Hutchins menganjurkan adanya lembaga teknis untuk melatih
masalah-masalah pendidikan kejuruan, misalnya di bidang hukum, kedokterann
keguruan dan lain-lain. Teapi pendidikan kejuruan (profesi) ini juga tetap
menekankan pembinaan kebajikan dan kebajikan moral. Semua mahasiswa mengalami
pembinaan dalam dua tingkat; tingkat sarjana muda dan tingkat sarjana, yang
terakhir ini untuk spesialisasi (keahlian).
2.
Kurikulum Pendidikan Orang Dewasa (Adult Education)
Tujuan
pendidikan orang dewasa ialh meningkatkan pengetahuan yang telah dimilikinya
dalam pendidikan lama selama itu. Menetralisir pengaruh-pengaruh jelek yang
ada. Nilai utama pendidikan orang dewasa secara filosofis ialah mengembangkan
sikap bijaksana, guna mampu mereorganisasi pendidikan anak-anaknya, dan membina
kebudayaannya. Malahan Hutchins mengatakan ‘Pendidikan orang dewasa adalah
jalan menyelamatkan kehidupan masyarakat bangsa-bangsa’ (Syam, 1988:329-333)
VI. Kesimpulan
Berdasarkan
uraian di atas maka dapat di simpulkan bahwa :
a) Perennialisme melihat kebudayaan sebagai suatu yang sedang krisis
dan melanda manusia modern
sekarang.
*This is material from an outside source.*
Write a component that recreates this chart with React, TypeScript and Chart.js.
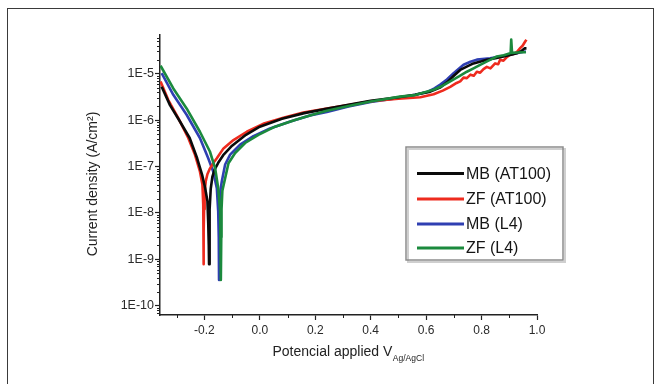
import React, { useEffect, useRef } from 'react';
import { Chart, registerables } from 'chart.js';

Chart.register(...registerables);

const seriesNames = ['MB (AT100)', 'ZF (AT100)', 'MB (L4)', 'ZF (L4)'];
const seriesColors = ['#0a0a0a', '#ee2b1e', '#2f3fb2', '#1b8a3d'];

// MB (AT100)
const mbAt100V = [-0.354, -0.324, -0.288, -0.253, -0.226, -0.208, -0.197, -0.189, -0.186, -0.184, -0.183, -0.182, -0.180, -0.177, -0.171, -0.162, -0.150, -0.132, -0.100, -0.050, 0.000, 0.080, 0.160, 0.240, 0.320, 0.400, 0.500, 0.560, 0.615, 0.650, 0.675, 0.700, 0.723, 0.750, 0.771, 0.800, 0.819, 0.850, 0.879, 0.910, 0.930, 0.945, 0.955, 0.962];
const mbAt100I = [5.2e-6, 2.1e-6, 9.3e-7, 4.1e-7, 1.5e-7, 6.6e-8, 3.4e-8, 1.8e-8, 6e-9, 2e-9, 7.8e-10, 3e-9, 1.2e-8, 3.3e-8, 6e-8, 8.8e-8, 1.2e-7, 1.75e-7, 2.8e-7, 4.8e-7, 7.2e-7, 1.07e-6, 1.41e-6, 1.74e-6, 2.14e-6, 2.6e-6, 3.1e-6, 3.5e-6, 4.1e-6, 5.0e-6, 6.5e-6, 9e-6, 1.2e-5, 1.45e-5, 1.66e-5, 1.85e-5, 2.0e-5, 2.15e-5, 2.35e-5, 2.6e-5, 2.8e-5, 3.1e-5, 3.5e-5, 3.5e-5];

// ZF (AT100)
const zfAt100V = [-0.358, -0.330, -0.294, -0.258, -0.234, -0.216, -0.207, -0.204, -0.203, -0.2025, -0.202, -0.201, -0.199, -0.195, -0.189, -0.180, -0.167, -0.155, -0.131, -0.095, -0.047, 0.012, 0.085, 0.157, 0.242, 0.320, 0.400, 0.500, 0.579, 0.627, 0.660, 0.687, 0.710, 0.723, 0.735, 0.747, 0.760, 0.772, 0.783, 0.795, 0.807, 0.819, 0.832, 0.849, 0.860, 0.867, 0.879, 0.892, 0.904, 0.918, 0.928, 0.940, 0.948, 0.958, 0.962];
const zfAt100I = [6.8e-6, 2.7e-6, 1.1e-6, 4.1e-7, 1.8e-7, 7.8e-8, 4.1e-8, 1.5e-8, 4e-9, 7.8e-10, 4e-9, 1.2e-8, 2.8e-8, 4.8e-8, 6.8e-8, 9e-8, 1.2e-7, 1.5e-7, 2.45e-7, 3.7e-7, 5.6e-7, 8.3e-7, 1.12e-6, 1.45e-6, 1.78e-6, 2.1e-6, 2.55e-6, 2.9e-6, 3.1e-6, 3.6e-6, 4.3e-6, 5.2e-6, 6.3e-6, 6.8e-6, 8.2e-6, 8.0e-6, 9.5e-6, 9.0e-6, 1.1e-5, 1.05e-5, 1.25e-5, 1.4e-5, 1.3e-5, 1.66e-5, 1.6e-5, 2.0e-5, 1.9e-5, 2.3e-5, 2.6e-5, 2.7e-5, 2.95e-5, 3.6e-5, 4.0e-5, 5.0e-5, 5.4e-5];

// MB (L4)
const mbL4V = [-0.354, -0.312, -0.264, -0.216, -0.186, -0.168, -0.155, -0.150, -0.148, -0.147, -0.146, -0.145, -0.143, -0.137, -0.125, -0.107, -0.071, -0.023, 0.037, 0.110, 0.181, 0.242, 0.320, 0.400, 0.500, 0.560, 0.603, 0.630, 0.651, 0.675, 0.699, 0.720, 0.735, 0.760, 0.783, 0.831, 0.892, 0.952, 0.960];
const mbL4I = [1.02e-5, 3.5e-6, 1.3e-6, 4.1e-7, 1.5e-7, 7.8e-8, 3.4e-8, 1.07e-8, 3e-9, 3.6e-10, 3e-9, 1.2e-8, 2.8e-8, 4.8e-8, 1.1e-7, 1.8e-7, 2.95e-7, 4.5e-7, 6.6e-7, 9.3e-7, 1.26e-6, 1.5e-6, 1.95e-6, 2.45e-6, 3.0e-6, 3.5e-6, 4.0e-6, 4.8e-6, 5.8e-6, 7.5e-6, 1.02e-5, 1.3e-5, 1.55e-5, 1.8e-5, 2.0e-5, 2.14e-5, 2.5e-5, 2.95e-5, 3.0e-5];

// ZF (L4)
const zfL4V = [-0.358, -0.312, -0.264, -0.216, -0.180, -0.161, -0.150, -0.143, -0.141, -0.140, -0.139, -0.138, -0.135, -0.125, -0.113, -0.089, -0.053, -0.005, 0.055, 0.127, 0.193, 0.242, 0.320, 0.400, 0.506, 0.560, 0.627, 0.660, 0.687, 0.720, 0.747, 0.771, 0.795, 0.825, 0.855, 0.880, 0.900, 0.905, 0.907, 0.910, 0.930, 0.952, 0.960];
const zfL4I = [1.48e-5, 4.8e-6, 1.78e-6, 5.6e-7, 2.1e-7, 9.1e-8, 3.4e-8, 1.07e-8, 3e-9, 3.6e-10, 3e-9, 1.2e-8, 3e-8, 5.6e-8, 1.17e-7, 1.95e-7, 3.2e-7, 4.8e-7, 7.2e-7, 1.0e-6, 1.32e-6, 1.58e-6, 2.0e-6, 2.5e-6, 3.2e-6, 3.45e-6, 4.5e-6, 5.5e-6, 6.8e-6, 8.8e-6, 1.1e-5, 1.3e-5, 1.55e-5, 1.9e-5, 2.34e-5, 2.5e-5, 2.7e-5, 2.8e-5, 5.4e-5, 2.8e-5, 2.85e-5, 2.9e-5, 2.9e-5];

const xTickValues = [-0.2, 0, 0.2, 0.4, 0.6, 0.8, 1.0];
const xTickLabels = ['-0.2', '0.0', '0.2', '0.4', '0.6', '0.8', '1.0'];
const xMinorTickValues = [-0.3, -0.1, 0.1, 0.3, 0.5, 0.7, 0.9];
const yTickValues = [1e-10, 1e-9, 1e-8, 1e-7, 1e-6, 1e-5];
const yTickLabels = ['1E-10', '1E-9', '1E-8', '1E-7', '1E-6', '1E-5'];
const yMinorDecades = [1e-11, 1e-10, 1e-9, 1e-8, 1e-7, 1e-6, 1e-5];
const yMinorMultipliers = [2, 3, 4, 5, 6, 7, 8, 9];

const xMin = -0.36;
const xMax = 1.0;
const yMin = 6.3e-11;
const yMax = 6.8e-5;

const xTitle = 'Potencial applied V';
const xTitleSub = 'Ag/AgCl';
const yTitle = 'Current density (A/cm²)';

const FONT = '"Liberation Sans", Arial, Helvetica, sans-serif';

const seriesV = [mbAt100V, zfAt100V, mbL4V, zfL4V];
const seriesI = [mbAt100I, zfAt100I, mbL4I, zfL4I];
const drawOrder = [2, 3, 4, 1];

const decorPlugin = {
  id: 'decor',
  afterDraw(chart: any) {
    const { ctx, chartArea, scales } = chart;
    const xs = scales.x;
    const ys = scales.y;
    ctx.save();
    // minor ticks
    ctx.strokeStyle = '#222';
    ctx.lineWidth = 1;
    ctx.beginPath();
    yMinorDecades.forEach((d) => {
      yMinorMultipliers.forEach((m) => {
        const v = d * m;
        if (v > yMin && v < yMax) {
          const py = Math.round(ys.getPixelForValue(v)) + 0.5;
          ctx.moveTo(chartArea.left - 3, py);
          ctx.lineTo(chartArea.left, py);
        }
      });
    });
    xMinorTickValues.forEach((v) => {
      const px = Math.round(xs.getPixelForValue(v)) + 0.5;
      ctx.moveTo(px, chartArea.bottom);
      ctx.lineTo(px, chartArea.bottom + 3);
    });
    ctx.stroke();

    // y title
    ctx.fillStyle = '#222';
    ctx.save();
    ctx.translate(93, 184);
    ctx.rotate(-Math.PI / 2);
    ctx.font = `14px ${FONT}`;
    ctx.textAlign = 'center';
    ctx.textBaseline = 'middle';
    ctx.fillText(yTitle, 0, 0);
    ctx.restore();

    // x title with subscript
    ctx.font = `14px ${FONT}`;
    const w1 = ctx.measureText(xTitle).width;
    ctx.font = `8.5px ${FONT}`;
    const w2 = ctx.measureText(xTitleSub).width;
    const startX = 348 - (w1 + w2) / 2;
    ctx.textAlign = 'left';
    ctx.textBaseline = 'alphabetic';
    ctx.font = `14px ${FONT}`;
    ctx.fillText(xTitle, startX, 356);
    ctx.font = `8.5px ${FONT}`;
    ctx.fillText(xTitleSub, startX + w1 + 0.5, 361);

    // legend box
    const lx = 406, ly = 147, lw = 157, lh = 113;
    ctx.fillStyle = '#ffffff';
    ctx.fillRect(lx, ly, lw, lh);
    ctx.strokeStyle = '#cfcfcf';
    ctx.lineWidth = 2;
    ctx.strokeRect(lx + 2, ly + 2, lw, lh);
    ctx.strokeStyle = '#8c8c8c';
    ctx.lineWidth = 1.5;
    ctx.strokeRect(lx, ly, lw, lh);
    const itemY = [173.5, 199, 224, 248];
    seriesNames.forEach((name, i) => {
      ctx.strokeStyle = seriesColors[i];
      ctx.lineWidth = 3;
      ctx.beginPath();
      ctx.moveTo(417, itemY[i]);
      ctx.lineTo(464, itemY[i]);
      ctx.stroke();
      ctx.fillStyle = '#151515';
      ctx.font = `16px ${FONT}`;
      ctx.textAlign = 'left';
      ctx.textBaseline = 'middle';
      ctx.fillText(name, 466, itemY[i] + 1);
    });
    ctx.restore();
  },
};

export default function App() {
  const ref = useRef<HTMLCanvasElement>(null);
  useEffect(() => {
    const datasets = seriesNames.map((name, i) => ({
      label: name,
      data: seriesV[i].map((v, k) => ({ x: v, y: seriesI[i][k] })),
      borderColor: seriesColors[i],
      backgroundColor: seriesColors[i],
      borderWidth: 2.6,
      pointRadius: 0,
      tension: 0,
      fill: false,
      order: drawOrder[i],
      borderJoinStyle: 'round' as const,
    }));
    const chart = new Chart(ref.current!, {
      type: 'line',
      data: { datasets },
      plugins: [decorPlugin],
      options: {
        animation: false,
        responsive: false,
        devicePixelRatio: 1,
        layout: { padding: { left: 100, right: 124, top: 35, bottom: 29 } },
        plugins: { legend: { display: false }, tooltip: { enabled: false } },
        scales: {
          x: {
            type: 'linear',
            min: xMin,
            max: xMax,
            afterFit: (s: any) => { s.height = 40; },
            afterBuildTicks: (s: any) => { s.ticks = xTickValues.map((v) => ({ value: v })); },
            grid: { display: true, drawOnChartArea: false, drawTicks: true, tickLength: 5, tickColor: '#222', tickWidth: 1.2 },
            border: { display: true, color: '#222', width: 1.5 },
            ticks: {
              autoSkip: false,
              maxRotation: 0,
              padding: 3,
              color: '#2a2a2a',
              font: { family: FONT, size: 12 },
              callback: (v: any) => {
                const idx = xTickValues.findIndex((t) => Math.abs(t - Number(v)) < 1e-9);
                return idx >= 0 ? xTickLabels[idx] : '';
              },
            },
          },
          y: {
            type: 'logarithmic',
            min: yMin,
            max: yMax,
            afterFit: (s: any) => { s.width = 60; },
            afterBuildTicks: (s: any) => { s.ticks = yTickValues.map((v) => ({ value: v, major: true })); },
            grid: { display: true, drawOnChartArea: false, drawTicks: true, tickLength: 5, tickColor: '#222', tickWidth: 1.2 },
            border: { display: true, color: '#222', width: 1.5 },
            ticks: {
              autoSkip: false,
              padding: 1,
              color: '#2a2a2a',
              font: { family: FONT, size: 12.5 },
              callback: (v: any) => {
                const idx = yTickValues.findIndex((t) => Math.abs(t - Number(v)) / t < 1e-6);
                return idx >= 0 ? yTickLabels[idx] : '';
              },
            },
          },
        },
      },
    } as any);
    return () => chart.destroy();
  }, []);
  return (
    <div style={{ position: 'fixed', left: 0, top: 0, width: 661, height: 384, background: '#fff', overflow: 'hidden' }}>
      <canvas ref={ref} width={661} height={384} style={{ position: 'absolute', left: 0, top: 0, width: 661, height: 384 }} />
      <div style={{ position: 'absolute', left: 7, top: 8, width: 647, height: 420, border: '1.5px solid #3a3a3a', boxSizing: 'border-box', pointerEvents: 'none' }} />
    </div>
  );
}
Untuk menghadapi sdituasi itu
Perennialisme menyarankan pemecahan dengan jalan kembali kepada kebuudayaan
masa silam, kebudayaan yang dianggap ideal.
b) Filsafat
perennialime muncul dari warisan Yunani yang diwakili oleh Plato dam
Aristoteles (leluhur Perennialisme) kemudian didukung oleh Thomas Aquinas
sebagai pembaru abad pertengahan (abad ke-13)
c) Pandanan
ontology perennialisme bersendikan atas pengertian-pengertian yang pasti
seperti benda individual, esensi. aksiden, dan substansi. Sedangkan pengetahuan
dipandang mengandung kebenaran bila dapat memiliki evidensi diri sendiri.
Pandangan mengenai nilai bahwa Allah swt adalah sumber nilai dan oleh karenanya
nilai selalu bersifat teologis.
d) Teori
dasar menurut perennialisme ada lima yaitu mental disiplin sebagai teori
dasar-dasar rasionalis dan asas kemerdekaan, belajar untuk berfikir, belajar
sebagai persiapan hidup dan belajar melalui pembelajaran.
e) Kurikulum perennialisme mempengaruhi praktek pendidikan ; (1) Pendidikan Dasar dan Menengah dan (2)
Pendidikan Tinggi dan Adult Education.